Too Much Spirit

By making sure she was the first person to tell Noah that Ally was going to Sarah Lawrence College whether she liked it or not, Ally’s mother Anne from The Notebook publicly sticks a dagger into Noah’s heart and leaves Ally paralyzed to heal the wound. In the following scene she can’t help herself and sticks one into her daughter’s back as she watches her jump out of the boat after Noah like Peter went after Jesus.

“That child’s got too much Spirit for a girl of her circumstance,” says Anne.

Despite the excess of liquor at her table, her exquisitely lavish manner of dress and rhetoric, and having over so many guests to their mansion for dinner that getting to know Noah would not even be a matter of obligation, the only thing Ally’s mother seems to believe someone can have too much of is the Spirit. We find out later that she doesn’t really believe this. She just didn’t like the way Ally was reminding her of the decisions she made so many years ago. But nonetheless she ends up revealing that the spirit of the world in every age says that people with too much Spirit need to be stopped and disconnected before the Spirit liberates them and killed before they help liberate anybody else.

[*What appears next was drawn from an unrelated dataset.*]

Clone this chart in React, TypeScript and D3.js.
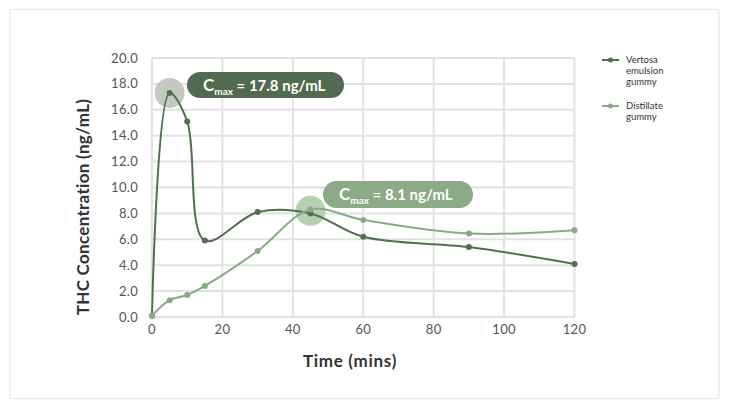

Do you know anyone in your life who at some point said you had too much Spirit? Whether it was behind your back and right to your lover’s face, you’re in good company. The daughters of Jerusalem more or less fell back into the same thing at times whenever the beloved woman in the Song of Solomon began to burn with love. Like Ally’s parents, the kings and queens of Israel often started out ignoring the prophets and saving their daggers for when the madmen started to cause too much trouble. Jesus was killed for having too much Spirit. Paul shows us that it’s better to have too much of the wrong spirit than no Spirit at all.

If someone gets truly loved for very long in this world, they’ll fall in love with God sooner or later. And as soon as a child falls in love with God, they don’t belong to their parents or the world anymore. Ally’s mother reacted the way she did because she felt herself losing her god status over her daughter. It is far from a coincidence that Finn barges in on their lovemaking and Ally’s parents call the police right before Noah tells her and himself that he loves her. Such premeditated smothering of the heart ended up driving them to end their relationship prematurely.

“As he was scattering the seed, some fell along the path, and the birds came and ate it up” (Matthew 13:4).

Ally was being loved in ways her parents don’t believe in by people her parents would never eat with. By contrast Noah’s father welcomed Ally right into his life and his home and fed her some pancakes at 10 o’clock at night. Her parents efforts to empty her of the Spirit wasn’t even about her. It was about them remaining her god.

True love will always be a threat to this world because it begins to strip god status from everyone and everything except God.

I’m sure Ally wanted to drop out of college or transfer closer to Noah at some point. What would have happened if she had been allowed to? I’m sure Peter didn’t want to hear the rooster’s cry three times. What would have happened if he hadn’t? We’ll never know. And we don’t need to know.

Love wins because it outlasts what death is made of whether it succeeds in this world or not. First loves simply know more than they’re allowed to live out here.